EXERCISE AIM: Copy from the first line below down to and including the line with "(timp.east) -- (dv2);". Skip the pictures.

SOURCE DATA:
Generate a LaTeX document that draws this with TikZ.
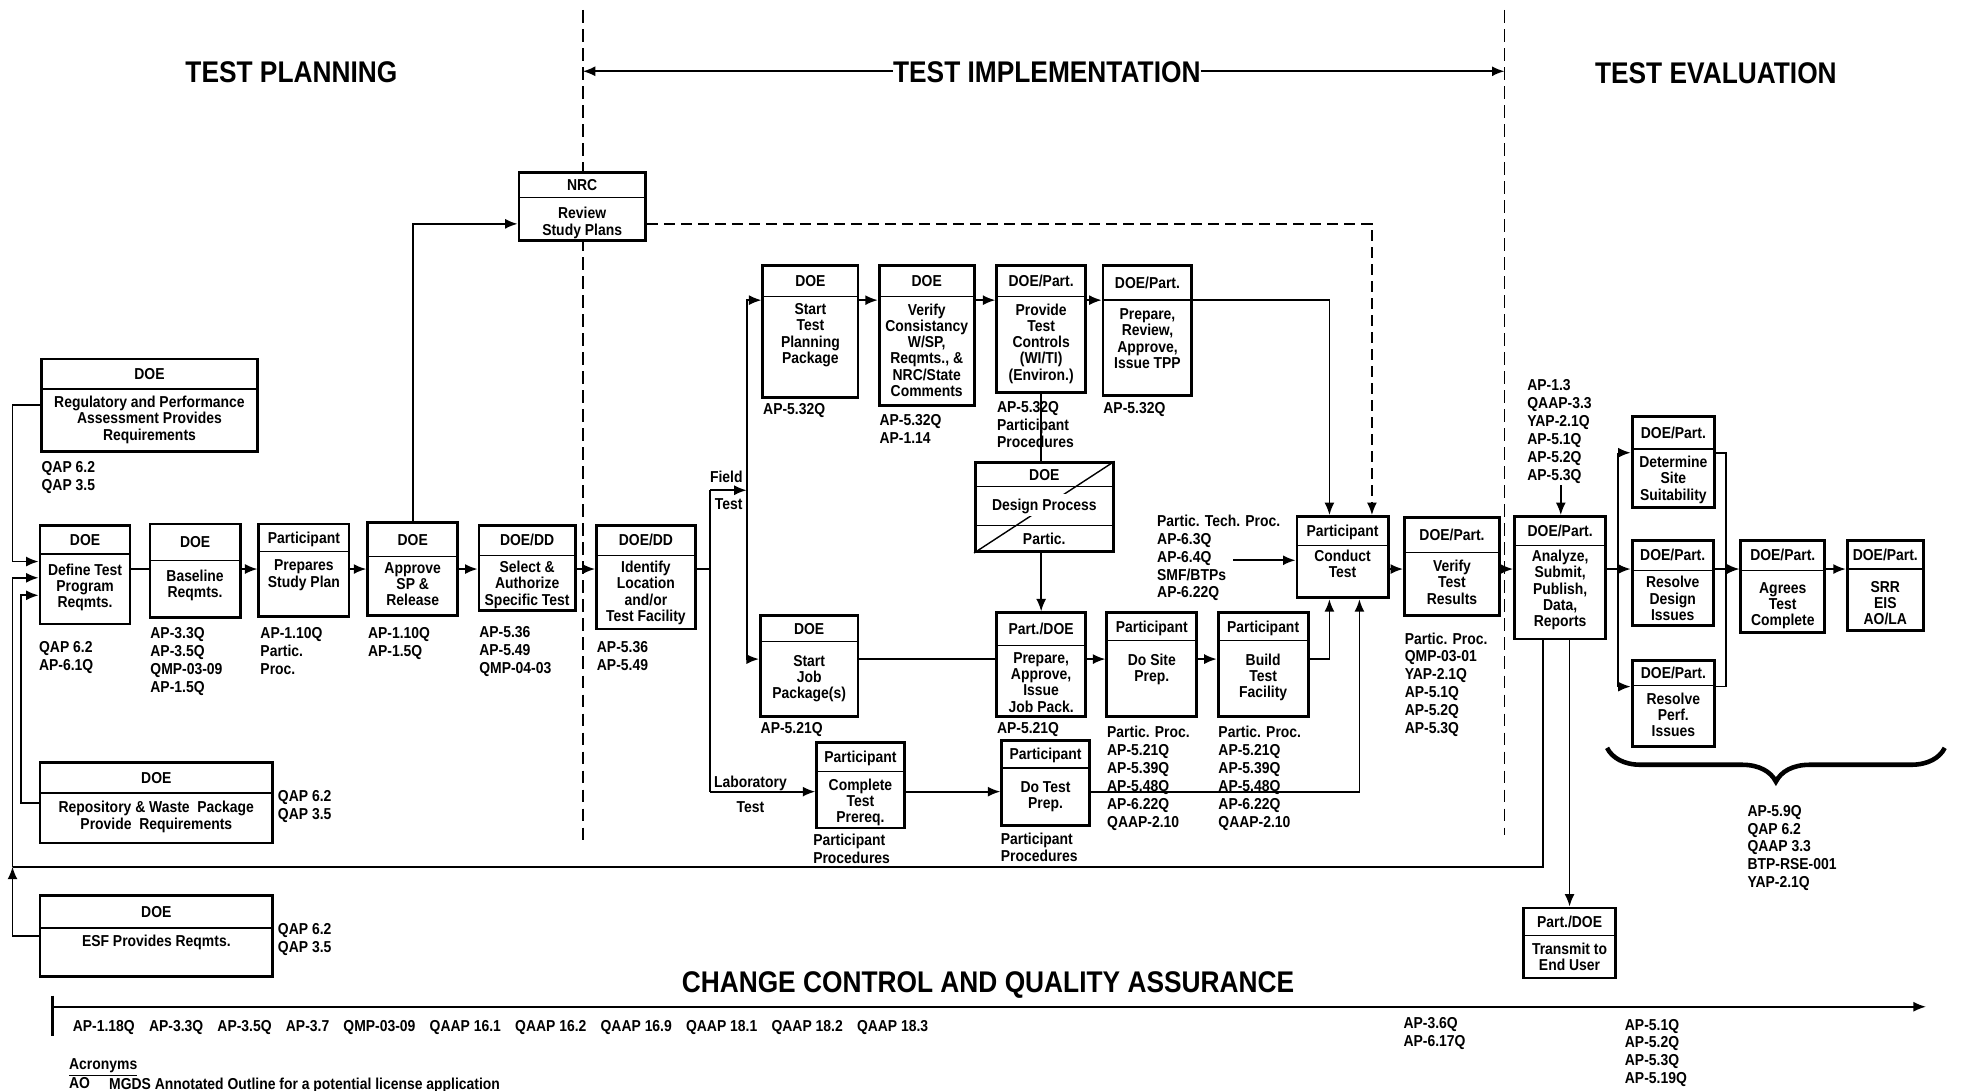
\documentclass[tikz,border=0pt]{standalone}
\usepackage{fontspec}
\setmainfont{Liberation Sans}[FakeStretch=0.88]
\usetikzlibrary{arrows.meta,decorations.pathreplacing}

\newcommand{\bxfont}{\fontsize{9}{9.25}\selectfont\bfseries}
\newcommand{\lsfont}{\fontsize{9}{10.15}\selectfont\bfseries}
\newcommand{\ttlfont}{\fontsize{17}{20}\selectfont\bfseries}
\newcommand{\ntfont}{\fontsize{9}{10}\selectfont\bfseries}

% name, left, top, right, bottom, divider, header, body, first body line
\newcommand{\flowbox}[9]{%
  \node[boxframe, minimum width={(#4-#2)*0.025cm}, minimum height={(#5-#3)*0.025cm}]
    (#1) at ({(#2+#4)/2},{(#3+#5)/2}) {};
  \draw[divider] (#2,#6) -- (#4,#6);
  \node[boxhead] (#1-h) at ({(#2+#4)/2},{(#3+#6)/2}) {#7};
  \node[boxbody] (#1-b) at ({(#2+#4)/2},#9) {#8};
}

\begin{document}
\begin{tikzpicture}[x=0.025cm, y=-0.025cm, >={Latex[length=2.5mm,width=2mm]},
    boxframe/.style={draw, fill=white, line width=1.6pt, inner sep=0pt},
    divider/.style={line width=0.8pt},
    boxhead/.style={font=\bxfont, inner sep=0pt, text height=6.5pt, text depth=0pt},
    boxbody/.style={font=\bxfont, align=center, inner sep=0pt, anchor=north, yshift=0.1125cm},
    refs/.style={font=\lsfont, align=left, inner sep=0pt, anchor=north west, yshift=0.1125cm},
    lbl/.style={font=\lsfont, inner sep=0pt, text height=6.5pt, text depth=0pt},
    phasetitle/.style={font=\ttlfont, inner sep=0pt, text height=12.2pt, text depth=0pt},
    link/.style={line width=1pt},
    flow/.style={link, ->},
    phase/.style={line width=1.1pt, dash pattern=on 2.5mm off 1.3mm},
    bracemark/.style={decorate, decoration={brace, amplitude=0.675cm}, line width=2.6pt}]

    \useasboundingbox (0,0) rectangle (1568,872);

    \node[phasetitle] (tplan) at (233,57) {TEST PLANNING};
    \node[phasetitle] (timp) at (837,57) {TEST IMPLEMENTATION};
    \node[phasetitle] (teval) at (1372,58) {TEST EVALUATION};
    \node[phasetitle] (ccqa) at (790,785) {CHANGE CONTROL AND QUALITY ASSURANCE};
    \draw[phase] (466,8) -- (466,672);
    \draw[phase] (1203,8) -- (1203,668);
    \coordinate (dv1) at (466,57);
    \coordinate (dv2) at (1203,57);
    \draw[flow] (timp.west) -- (dv1);
    \draw[flow] (timp.east) -- (dv2);

    \flowbox{reg}{33}{287}{206}{361}{311}{DOE}{Regulatory and Performance\\Assessment Provides\\Requirements}{321}
    \flowbox{define}{32}{420}{104}{499}{443}{DOE}{Define Test\\Program\\Reqmts.}{455}
    \flowbox{baseline}{120}{419}{192}{494}{448}{DOE}{Baseline\\Reqmts.}{460}
    \flowbox{prepares}{207}{419}{279}{493}{441}{Participant}{Prepares\\Study Plan}{452}
    \flowbox{approve}{294}{418}{366}{492}{445}{DOE}{Approve\\SP \&\\Release}{454}
    \flowbox{select}{383}{420}{460}{488}{444}{DOE/DD}{Select \&\\Authorize\\Specific Test}{453}
    \flowbox{nrc}{415}{138}{516}{192}{158}{NRC}{Review\\Study Plans}{170}
    \flowbox{ident}{477}{420}{556}{503}{444}{DOE/DD}{Identify\\Location\\and/or\\Test Facility}{453}
    \flowbox{rep}{32}{610}{218}{674}{634}{DOE}{Repository \& Waste\ \ Package\\Provide\ \ Requirements}{645}
    \flowbox{esf}{32}{716}{218}{781}{742}{DOE}{ESF Provides Reqmts.}{752}

    \flowbox{stp}{610}{212}{686}{318}{237}{DOE}{Start\\Test\\Planning\\Package}{247}
    \flowbox{verc}{703}{212}{779}{324}{237}{DOE}{Verify\\Consistancy\\W/SP,\\Reqmts., \&\\NRC/State\\Comments}{247}
    \flowbox{provide}{797}{212}{868}{314}{237}{DOE/Part.}{Provide\\Test\\Controls\\(WI/TI)\\(Environ.)}{247}
    \flowbox{review}{882}{212}{953}{316}{240}{DOE/Part.}{Prepare,\\Review,\\Approve,\\Issue TPP}{251}
    \flowbox{sjp}{608}{492}{686}{573}{513}{DOE}{Start\\Job\\Package(s)}{528}
    \flowbox{jobpack}{797}{490}{868}{573}{516}{Part./DOE}{Prepare,\\Approve,\\Issue\\Job Pack.}{526}
    \flowbox{site}{885}{490}{957}{573}{512}{Participant}{Do Site\\Prep.}{527}
    \flowbox{build}{974}{490}{1046}{573}{512}{Participant}{Build\\Test\\Facility}{527}
    \flowbox{complete}{653}{594}{723}{662}{617}{Participant}{Complete\\Test\\Prereq.}{627}
    \flowbox{dotest}{801}{592}{871}{660}{614}{Participant}{Do Test\\Prep.}{629}
    \flowbox{conduct}{1037}{413}{1110}{478}{436}{Participant}{Conduct\\Test}{444}

    \node[boxframe, minimum width=2.75cm, minimum height=1.775cm] (design) at (835,405.5) {};
    \draw[divider] (780,389) -- (890,389);
    \draw[divider] (780,420) -- (890,420);
    \draw[divider] (design.south west) -- (design.north east);
    \node[boxhead] (design-h) at (835,379.5) {DOE};
    \node[boxhead, fill=white, inner xsep=2pt, inner ysep=3pt] (design-b) at (835,404) {Design Process};
    \node[boxhead] (design-p) at (835,430.5) {Partic.};

    \flowbox{vtr}{1123}{414}{1199}{492}{442}{DOE/Part.}{Verify\\Test\\Results}{452}
    \flowbox{analyze}{1211}{413}{1284}{511}{436}{DOE/Part.}{Analyze,\\Submit,\\Publish,\\Data,\\Reports}{444}
    \flowbox{determine}{1305}{333}{1371}{406}{359}{DOE/Part.}{Determine\\Site\\Suitability}{369}
    \flowbox{resdes}{1305}{432}{1370}{500}{456}{DOE/Part.}{Resolve\\Design\\Issues}{465}
    \flowbox{resperf}{1305}{528}{1371}{597}{548}{DOE/Part.}{Resolve\\Perf.\\Issues}{558}
    \flowbox{agrees}{1392}{432}{1459}{506}{456}{DOE/Part.}{Agrees\\Test\\Complete}{470}
    \flowbox{srr}{1477}{432}{1538}{504}{455}{DOE/Part.}{SRR\\EIS\\AO/LA}{469}
    \flowbox{transmit}{1218}{726}{1292}{782}{748}{Part./DOE}{Transmit to\\End User}{758}

    \node[refs] (reg-r) at (33,373) {QAP 6.2\\QAP 3.5};
    \node[refs] (define-r) at (31,517) {QAP 6.2\\AP-6.1Q};
    \node[refs] (baseline-r) at (120,506) {AP-3.3Q\\AP-3.5Q\\QMP-03-09\\AP-1.5Q};
    \node[refs] (prepares-r) at (208,506) {AP-1.10Q\\Partic.\\Proc.};
    \node[refs] (approve-r) at (294,506) {AP-1.10Q\\AP-1.5Q};
    \node[refs] (select-r) at (383,505) {AP-5.36\\AP-5.49\\QMP-04-03};
    \node[refs] (ident-r) at (477,517) {AP-5.36\\AP-5.49};
    \node[refs] (rep-r) at (222,636) {QAP 6.2\\QAP 3.5};
    \node[refs] (esf-r) at (222,743) {QAP 6.2\\QAP 3.5};
    \node[refs] (stp-r) at (610,327) {AP-5.32Q};
    \node[refs] (verc-r) at (703,336) {AP-5.32Q\\AP-1.14};
    \node[refs] (provide-r) at (797,325) {AP-5.32Q\\Participant\\Procedures};
    \node[refs] (review-r) at (882,326) {AP-5.32Q};
    \node[refs] (sjp-r) at (608,582) {AP-5.21Q};
    \node[refs] (jobpack-r) at (797,582) {AP-5.21Q};
    \node[refs] (site-r) at (885,585) {Partic. Proc.\\AP-5.21Q\\AP-5.39Q\\AP-5.48Q\\AP-6.22Q\\QAAP-2.10};
    \node[refs] (build-r) at (974,585) {Partic. Proc.\\AP-5.21Q\\AP-5.39Q\\AP-5.48Q\\AP-6.22Q\\QAAP-2.10};
    \node[refs] (complete-r) at (650,671) {Participant\\Procedures};
    \node[refs] (dotest-r) at (800,670) {Participant\\Procedures};
    \node[refs] (tech-r) at (925,416) {Partic. Tech. Proc.\\AP-6.3Q\\AP-6.4Q\\SMF/BTPs\\AP-6.22Q};
    \node[refs] (vtr-r) at (1123,510) {Partic. Proc.\\QMP-03-01\\YAP-2.1Q\\AP-5.1Q\\AP-5.2Q\\AP-5.3Q};
    \node[refs] (analyze-r) at (1221,308) {AP-1.3\\QAAP-3.3\\YAP-2.1Q\\AP-5.1Q\\AP-5.2Q\\AP-5.3Q};
    \node[refs] (eval-r) at (1397,648) {AP-5.9Q\\QAP 6.2\\QAAP 3.3\\BTP-RSE-001\\YAP-2.1Q};
    \node[refs] (qa-r) at (58,820) {AP-1.18Q\hspace{0.9em}AP-3.3Q\hspace{0.9em}AP-3.5Q\hspace{0.9em}AP-3.7\hspace{0.9em}QMP-03-09\hspace{0.9em}QAAP 16.1\hspace{0.9em}QAAP 16.2\hspace{0.9em}QAAP 16.9\hspace{0.9em}QAAP 18.1\hspace{0.9em}QAAP 18.2\hspace{0.9em}QAAP 18.3};
    \node[refs] (qa-r2) at (1122,818) {AP-3.6Q\\AP-6.17Q};
    \node[refs] (qa-r3) at (1299,819) {AP-5.1Q\\AP-5.2Q\\AP-5.3Q\\AP-5.19Q};
    \node[refs] (acr) at (55,851) {\underline{Acronyms}};
    \node[refs, font=\ntfont] (acr-ao) at (55,866) {AO};
    \node[refs, font=\ntfont] (acr-txt) at (87,866) {MGDS Annotated Outline for a potential license application};

    \node[lbl, anchor=east] (field-a) at (594,381) {Field};
    \node[lbl, anchor=east] (field-b) at (594,403) {Test};
    \node[lbl] (lab-a) at (600,625) {Laboratory};
    \node[lbl] (lab-b) at (600,645) {Test};

    \coordinate (mainrow) at (0,455);
    \coordinate (toprow) at (0,240);
    \coordinate (jobrow) at (0,527);
    \coordinate (labrow) at (0,633);
    \coordinate (nrcrow) at (0,179);
    \coordinate (lx1) at (10,0);
    \coordinate (lx2) at (17,0);
    \coordinate (in1) at (0,449);
    \coordinate (in2) at (0,462);
    \coordinate (in3) at (0,476);
    \coordinate (fbj) at (10,693);
    \coordinate (fbx) at (1234,0);
    \coordinate (brA) at (568,392);
    \coordinate (brB) at (568,633);
    \coordinate (fx) at (597,392);
    \coordinate (ctop1) at (1063,0);
    \coordinate (ctop2) at (1097,0);
    \coordinate (cbot2) at (1087,0);
    \coordinate (techout) at (986,448);
    \coordinate (antop) at (1248,388);
    \coordinate (rA) at (1294,362);
    \coordinate (rB) at (1294,549);
    \coordinate (jA) at (1380,362);
    \coordinate (jB) at (1380,549);
    \coordinate (qa0) at (42,805);
    \coordinate (qa1) at (1540,805);

    \draw[flow] (reg.west) -| (lx1 |- in1) -- (define.west |- in1);
    \draw[flow] (esf.west) -| (fbj);
    \draw[flow] (fbj) |- (define.west |- in2);
    \draw[flow] (rep.west) -| (lx2 |- in3) -- (define.west |- in3);
    \draw[link] (analyze.south -| fbx) |- (fbj);

    \draw[link] (define.east |- mainrow) -- (baseline.west |- mainrow);
    \draw[flow] (baseline.east |- mainrow) -- (prepares.west |- mainrow);
    \draw[flow] (prepares.east |- mainrow) -- (approve.west |- mainrow);
    \draw[flow] (approve.east |- mainrow) -- (select.west |- mainrow);
    \draw[flow] (select.east |- mainrow) -- (ident.west |- mainrow);
    \draw[flow] (approve.north) |- (nrc.west |- nrcrow);
    \draw[flow, dash pattern=on 2.2mm off 1.2mm] (nrc.east |- nrcrow) -| (conduct.north -| ctop2);

    \draw[link] (ident.east |- mainrow) -- (brA |- mainrow);
    \draw[link] (brA) -- (brB);
    \draw[flow] (brA) -- (fx);
    \draw[flow] (fx) |- (stp.west |- toprow);
    \draw[flow] (fx) |- (sjp.west |- jobrow);
    \draw[flow] (brB) -- (complete.west |- labrow);

    \draw[flow] (stp.east |- toprow) -- (verc.west |- toprow);
    \draw[flow] (verc.east |- toprow) -- (provide.west |- toprow);
    \draw[flow] (provide.east |- toprow) -- (review.west |- toprow);
    \draw[flow] (review.east |- toprow) -| (conduct.north -| ctop1);
    \draw[link] (provide.south) -- (provide.south |- design.north);
    \draw[flow] (design.south -| jobpack.north) -- (jobpack.north);

    \draw[link] (sjp.east |- jobrow) -- (jobpack.west |- jobrow);
    \draw[flow] (jobpack.east |- jobrow) -- (site.west |- jobrow);
    \draw[flow] (site.east |- jobrow) -- (build.west |- jobrow);
    \draw[flow] (build.east |- jobrow) -| (conduct.south -| ctop1);
    \draw[flow] (complete.east |- labrow) -- (dotest.west |- labrow);
    \draw[flow] (dotest.east |- labrow) -| (conduct.south -| cbot2);

    \draw[flow] (techout) -- (conduct.west |- techout);
    \draw[flow] (conduct.east |- mainrow) -- (vtr.west |- mainrow);
    \draw[flow] (vtr.east |- mainrow) -- (analyze.west |- mainrow);
    \draw[flow] (antop) -- (analyze.north -| antop);
    \draw[flow] (analyze.south -| transmit.north) -- (transmit.north);

    \draw[link] (analyze.east |- mainrow) -- (rA |- mainrow);
    \draw[link] (rA) -- (rB);
    \draw[flow] (rA) -- (determine.west |- rA);
    \draw[flow] (rA |- mainrow) -- (resdes.west |- mainrow);
    \draw[flow] (rB) -- (resperf.west |- rB);
    \draw[link] (determine.east |- jA) -- (jA) -- (jB) -- (resperf.east |- jB);
    \draw[flow] (resdes.east |- mainrow) -- (agrees.west |- mainrow);
    \draw[flow] (agrees.east |- mainrow) -- (srr.west |- mainrow);

    \draw[bracemark] (1555,598) -- (1285,598);

    \draw[flow] (qa0) -- (qa1);
    \draw[line width=2pt] (42,796) -- (42,828);
\end{tikzpicture}
\end{document}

EXPECTED OUTPUT:
Generate a LaTeX document that draws this with TikZ.
\documentclass[tikz,border=0pt]{standalone}
\usepackage{fontspec}
\setmainfont{Liberation Sans}[FakeStretch=0.88]
\usetikzlibrary{arrows.meta,decorations.pathreplacing}

\newcommand{\bxfont}{\fontsize{9}{9.25}\selectfont\bfseries}
\newcommand{\lsfont}{\fontsize{9}{10.15}\selectfont\bfseries}
\newcommand{\ttlfont}{\fontsize{17}{20}\selectfont\bfseries}
\newcommand{\ntfont}{\fontsize{9}{10}\selectfont\bfseries}

% name, left, top, right, bottom, divider, header, body, first body line
\newcommand{\flowbox}[9]{%
  \node[boxframe, minimum width={(#4-#2)*0.025cm}, minimum height={(#5-#3)*0.025cm}]
    (#1) at ({(#2+#4)/2},{(#3+#5)/2}) {};
  \draw[divider] (#2,#6) -- (#4,#6);
  \node[boxhead] (#1-h) at ({(#2+#4)/2},{(#3+#6)/2}) {#7};
  \node[boxbody] (#1-b) at ({(#2+#4)/2},#9) {#8};
}

\begin{document}
\begin{tikzpicture}[x=0.025cm, y=-0.025cm, >={Latex[length=2.5mm,width=2mm]},
    boxframe/.style={draw, fill=white, line width=1.6pt, inner sep=0pt},
    divider/.style={line width=0.8pt},
    boxhead/.style={font=\bxfont, inner sep=0pt, text height=6.5pt, text depth=0pt},
    boxbody/.style={font=\bxfont, align=center, inner sep=0pt, anchor=north, yshift=0.1125cm},
    refs/.style={font=\lsfont, align=left, inner sep=0pt, anchor=north west, yshift=0.1125cm},
    lbl/.style={font=\lsfont, inner sep=0pt, text height=6.5pt, text depth=0pt},
    phasetitle/.style={font=\ttlfont, inner sep=0pt, text height=12.2pt, text depth=0pt},
    link/.style={line width=1pt},
    flow/.style={link, ->},
    phase/.style={line width=1.1pt, dash pattern=on 2.5mm off 1.3mm},
    bracemark/.style={decorate, decoration={brace, amplitude=0.675cm}, line width=2.6pt}]

    \useasboundingbox (0,0) rectangle (1568,872);

    \node[phasetitle] (tplan) at (233,57) {TEST PLANNING};
    \node[phasetitle] (timp) at (837,57) {TEST IMPLEMENTATION};
    \node[phasetitle] (teval) at (1372,58) {TEST EVALUATION};
    \node[phasetitle] (ccqa) at (790,785) {CHANGE CONTROL AND QUALITY ASSURANCE};
    \draw[phase] (466,8) -- (466,672);
    \draw[phase] (1203,8) -- (1203,668);
    \coordinate (dv1) at (466,57);
    \coordinate (dv2) at (1203,57);
    \draw[flow] (timp.west) -- (dv1);
    \draw[flow] (timp.east) -- (dv2);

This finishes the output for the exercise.